Probably the most ambitious agreement on renewable energy ever was signed today on the harbor of the city Esbjerg in Denmark. It’s called The Esbjerg Declaration — with the subtitle on The North Sea as a Green Power Plant of Europe.
According to Statista.comapproximately 837 gigawatts (GW) of wind power capacity was installed worldwide from 2001 to 2021. The section on wind power in The Esbjerg Declaration states targets for offshore wind up to at least 150 GW by 2050. The current wind power capacity in Denmark is about 5 GW, half onshore and half offshore.
10,000 of the largest wind turbines available today is needed for this scale of capacity, which can supply energy to about 200 million European households. Still, to reach carbon neutrality by 2050, another 8 to 10 times more capacity is needed. This will be accomplished by even more wind off- and on-shore as well as aggressive expansion of solar power on land and rooftops.
Here is the declaration text in full:
Energy security and the fight against climate change are crucial to the future of the European Union. Recalling the Versailles conclusions on energy, the European Commission’s communication on Joint European Action for more affordable, secure and sustainable energy, and the most recent IPCC report and taking note of the European Commission’s REPowerEU announcement on 18 May, we aim to take urgent and immediate action. The recent geopolitical events will accelerate our efforts to reduce fossil fuel consumption and promote the deployment of renewable energy for more energy resilience in Europe.
Therefore, we will replace fossil fuels, including Russian oil, coal and gas, with European renewable energy from the North Sea, including offshore wind and green hydrogen, contributing to both EU climate neutrality and energy security.
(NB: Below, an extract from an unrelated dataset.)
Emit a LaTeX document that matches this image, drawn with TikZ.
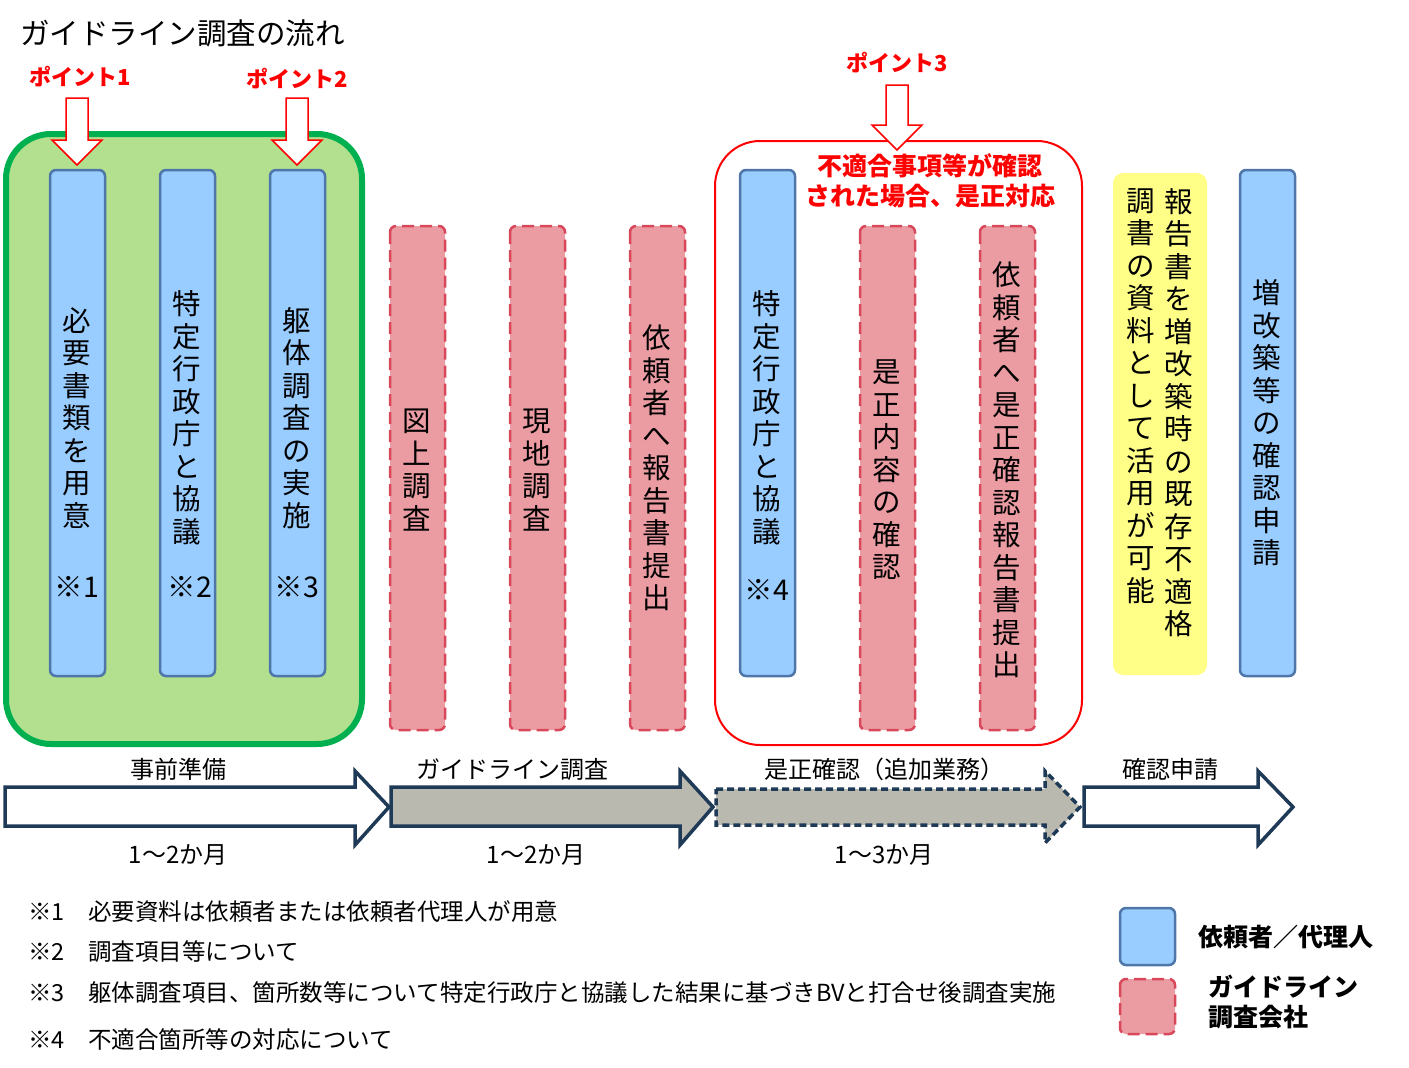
\documentclass[tikz,border=0pt]{standalone}
\usepackage{fontspec}
\setmainfont{Noto Sans CJK JP}
\begin{document}
\def\vtfirst#1{#1\vtloop}
\def\vtloop#1{\ifx\relax#1\else\\#1\expandafter\vtloop\fi}
\newcommand\vtext[1]{\vtfirst#1\relax}
\definecolor{bfill}{HTML}{99CCFF}\definecolor{bline}{HTML}{4F76A8}
\definecolor{pfill}{HTML}{EB9CA3}\definecolor{pline}{HTML}{D9475A}
\definecolor{gfill}{HTML}{B3E08F}\definecolor{gline}{HTML}{00B050}
\definecolor{navy}{HTML}{1F3A56}\definecolor{grayf}{HTML}{B9B9AF}
\definecolor{yfill}{HTML}{FFFF88}
\begin{tikzpicture}[x=1pt,y=-1pt,
  blue/.style={draw=bline,line width=2.5pt,fill=bfill,rounded corners=6pt},
  pink/.style={draw=pline,line width=2.5pt,dash pattern=on 12pt off 6pt,fill=pfill,rounded corners=6pt},
  vt/.style={font=\fontsize{28.5}{32.5}\selectfont,align=center,inner sep=0pt},
  note/.style={font=\fontsize{23.5}{28}\selectfont,anchor=west,inner sep=0pt},
  red/.style={text=red,font=\bfseries\fontsize{22}{29}\selectfont,inner sep=0pt,align=center},
  rtxt/.style={text=red,font=\bfseries\fontsize{25}{30}\selectfont,inner sep=0pt,align=center},
  lab/.style={font=\fontsize{24}{28}\selectfont,inner sep=0pt},
  big/.style={draw=navy,line width=3.5pt,line join=miter},
  pt/.style={draw=red,line width=1.5pt,fill=white}]
\useasboundingbox (0,0) rectangle (1409,1068);
\node[anchor=west,font=\fontsize{29.5}{34}\selectfont,inner sep=0pt] (title) at (20,33) {ガイドライン調査の流れ};
% green and red groups
\draw[draw=gline,fill=gfill,line width=6pt,rounded corners=45pt] (6,134) rectangle (362,744);
\draw[draw=red,line width=2pt,rounded corners=45pt] (715,141) rectangle (1082,745);
% bars
\foreach \n/\x in {b1/50,b2/160,b3/270,b4/740,b5/1240}
  \draw[blue] (\x,170) rectangle (\x+55,676) coordinate (\n);
\foreach \n/\x in {p1/390,p2/510,p3/630,p4/860,p5/980}
  \draw[pink] (\x,226) rectangle (\x+55,730) coordinate (\n);
\node[vt] (t1) at (77,418) {\vtext{必要書類を用意}};
\node[vt] (t2) at (187,418) {\vtext{特定行政庁と協議}};
\node[vt] (t3) at (297,418) {\vtext{躯体調査の実施}};
\node[vt] (t4) at (767,418) {\vtext{特定行政庁と協議}};
\node[vt] (t5) at (1267,423) {\vtext{増改築等の確認申請}};
\foreach \n/\x/\s in {s1/77/1,s2/190/2,s3/297/3}
  \node[vt] (\n) at (\x,587) {※\s};
\node[vt] (s4) at (767,590) {※4};
\node[vt] (u1) at (417,470) {\vtext{図上調査}};
\node[vt] (u2) at (537,470) {\vtext{現地調査}};
\node[vt] (u3) at (657,468) {\vtext{依頼者へ報告書提出}};
\node[vt] (u4) at (887,470) {\vtext{是正内容の確認}};
\node[vt] (u5) at (1007,470) {\vtext{依頼者へ是正確認報告書提出}};
% yellow
\fill[yfill,rounded corners=10pt] (1113,173) rectangle (1207,675);
\node[vt,anchor=north] (y1) at (1179,188) {\vtext{報告書を増改築時の既存不適格}};
\node[vt,anchor=north] (y2) at (1141,188) {\vtext{調書の資料として活用が可能}};
% points
\node[red] (pt1) at (80,77) {ポイント1};
\node[red] (pt2) at (297,79) {ポイント2};
\node[red] (pt3) at (897,63) {ポイント3};
\foreach \x/\a/\b in {77/98/165,297/98/165,897/85/150}
  \draw[pt] (\x-11,\a) -- (\x+11,\a) -- (\x+11,\b-25) -- (\x+25,\b-25) -- (\x,\b) -- (\x-25,\b-25) -- (\x-11,\b-25) -- cycle;
\node[rtxt] (rt) at (930,181) {不適合事項等が確認\\された場合、是正対応};
% big arrows
\draw[big,fill=white] (5,787) -- (355,787) -- (355,771) -- (389,807) -- (355,845) -- (355,826) -- (5,826) -- cycle;
\draw[big,fill=grayf] (391,787) -- (680,787) -- (680,771) -- (713,807) -- (680,845) -- (680,826) -- (391,826) -- cycle;
\draw[big,fill=grayf,dash pattern=on 7pt off 4pt] (716,789) -- (1045,789) -- (1045,771) -- (1080,807) -- (1045,843) -- (1045,825) -- (716,825) -- cycle;
\draw[big,fill=white] (1084,787) -- (1258,787) -- (1258,771) -- (1293,807) -- (1258,845) -- (1258,826) -- (1084,826) -- cycle;
\foreach \n/\x/\t in {l1/178/事前準備,l2/512/ガイドライン調査,l3/884/是正確認（追加業務）,l4/1170/確認申請}
  \node[lab] (\n) at (\x,769) {\t};
\foreach \n/\x/\t in {m1/178/1～2か月,m2/536/1～2か月,m3/884/1～3か月}
  \node[lab] (\n) at (\x,855) {\t};
% notes
\node[note] (n1) at (28,912) {※1\quad 必要資料は依頼者または依頼者代理人が用意};
\node[note] (n2) at (28,952) {※2\quad 調査項目等について};
\node[note] (n3) at (28,993) {※3\quad 躯体調査項目、箇所数等について特定行政庁と協議した結果に基づきBVと打合せ後調査実施};
\node[note] (n4) at (28,1040) {※4\quad 不適合箇所等の対応について};
% legend
\draw[blue] (1120,908) rectangle (1175,965);
\draw[pink] (1120,979) rectangle (1175,1034);
\node[anchor=west,font=\bfseries\fontsize{25}{28}\selectfont,inner sep=0pt] (g1) at (1198,937) {依頼者／代理人};
\node[anchor=west,font=\bfseries\fontsize{25}{30}\selectfont,inner sep=0pt,align=left] (g2) at (1208,1002) {ガイドライン\\調査会社};
\end{tikzpicture}
\end{document}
To achieve this and to pave the way for the further expansion of offshore wind, we have decided to jointly develop The North Sea as a Green Power Plant of Europe, an offshore renewable energy system connecting Belgium, Denmark, Germany and the Netherlands and possibly other North Sea partners, including the members of the North Seas Energy Cooperation (NSEC). As Members of NSEC, we will build on the already accomplished work and will implement strategies to achieve our goals in close cooperation with the other regional countries and the European Commission. In doing so, we will strive for a balanced coexistence of economic and ecological needs.
The North Sea as a Green Power Plant of Europe will consist of multiple connected offshore energy projects and hubs, offshore wind production at massive scale as well as electricity and green hydrogen interconnectors. We aim for a cost-efficient buildout of offshore wind that will harvest the potential of the North Sea in the most beneficial way for both the connected countries and the European Union overall.
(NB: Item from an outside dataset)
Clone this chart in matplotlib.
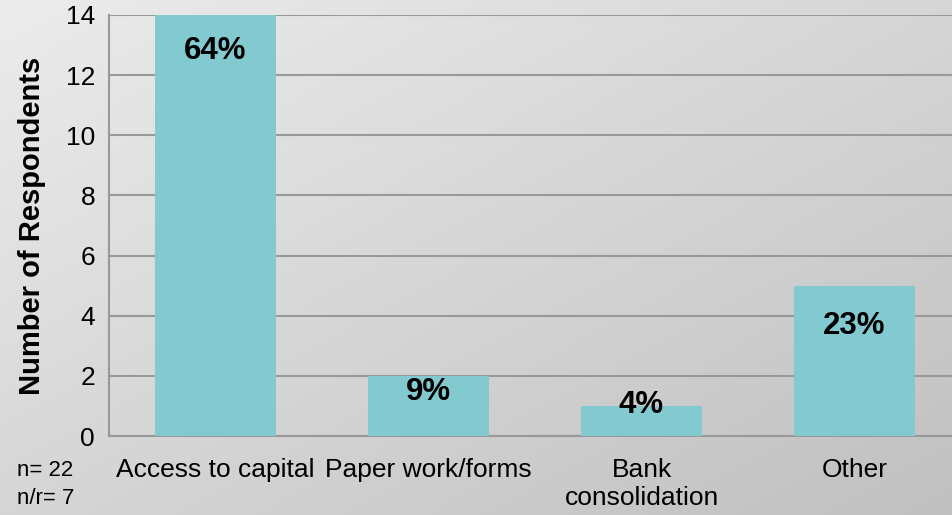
import numpy as np
import matplotlib
matplotlib.use("Agg")
import matplotlib.pyplot as plt

plt.rcParams['font.family'] = ['Liberation Sans', 'DejaVu Sans']

# data
categories = ['Access to capital', 'Paper work/forms', 'Bank\nconsolidation', 'Other']
counts = [14, 2, 1, 5]
pct_labels = ['64%', '9%', '4%', '23%']
label_y = [12.8, 1.45, 1.02, 3.65]   # where the % text sits (data units)
yticks = [0, 2, 4, 6, 8, 10, 12, 14]

fig = plt.figure(figsize=(9.53, 5.15), dpi=100)

# diagonal grey gradient behind everything (light top-left, darker bottom-right)
bg = fig.add_axes([0, 0, 1, 1], zorder=-10)
xx, yy = np.meshgrid(np.linspace(0, 1, 300), np.linspace(0, 1, 200))
t = 0.5 * xx + 0.5 * yy
lev = (236 - 44 * t) / 255.0
img = np.dstack([lev, lev, lev])
bg.imshow(img, aspect='auto', extent=[0, 1, 1, 0])
bg.axis('off')

ax = fig.add_axes([109 / 953, 1 - 436 / 515, 852 / 953, 421 / 515])
ax.patch.set_alpha(0)

x = np.arange(len(categories))
ax.bar(x, counts, width=0.57, color='#82CAD0', zorder=3)

for xi, lab, ly in zip(x, pct_labels, label_y):
    ax.text(xi, ly, lab, ha='center', va='center', fontsize=22.5,
            fontweight='bold', color='black', zorder=4)

ax.set_xlim(-0.5, 3.5)
ax.set_ylim(0, 14)
ax.set_yticks(yticks)
ax.set_xticks(x)
ax.set_xticklabels(categories, fontsize=19, linespacing=1.2)
ax.tick_params(axis='y', labelsize=19, length=0, pad=10)
ax.tick_params(axis='x', length=0, pad=16)
ax.yaxis.grid(True, color='#999999', linewidth=1.5, zorder=0)
ax.set_axisbelow(True)

for s in ['top', 'right']:
    ax.spines[s].set_visible(False)
ax.spines['left'].set_color('#999999')
ax.spines['bottom'].set_color('#999999')
ax.spines['left'].set_linewidth(1.5)
ax.spines['bottom'].set_linewidth(1.5)

ax.set_ylabel('Number of Respondents', fontsize=21, fontweight='bold', labelpad=14)

fig.text(17 / 953, 1 - 471 / 515, 'n= 22', fontsize=16, va='center', ha='left')
fig.text(17 / 953, 1 - 498 / 515, 'n/r= 7', fontsize=16, va='center', ha='left')

fig.savefig('out.png', dpi=100)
Together, we have set ambitious combined targets for offshore wind of at least 65 GW by 2030. Based on the North Sea as a Green Power Plant of Europe, together we aim to more than double our total capacity of offshore wind to at least 150 GW by 2050, delivering more than half of the capacity needed to reach EU climate neutrality according to the European Commission’s Strategy on Offshore Renewable Energy.
This will contribute to large-scale onshore and offshore production of green hydrogen. We have set combined targets of about 20 GW production capacity already by 2030 and look to expand our production even further for 2050.
The declaration is signed by the Prime Minister of Denmark, Mette Frederiksen; the Prime Minister of the Netherlands,
Mark Rutte; the Prime Minister of Belgium, Alexander de Croo; and the Chancellor of Germany, Olaf Scholz.
All in all, this is a big deal, but it is still just the beginning. Synthetic fuels is a big part of utilizing the intermittency and at times excess energy supply from sun and wind. The North Sea is the perfect place for a grand project like this: Relative shallow waters, stable winds, a lot of space, and close shore proximity to 8 European countries that will benefit from the huge scale construction work.
However, a lot of challenges lies ahead in terms of expansion and control of the distributions grid and bureaucracy of permits, but Denmark has decades of experience in this regard, so if the many countries can agree on the targets, it is mostly a question of coordination of construction.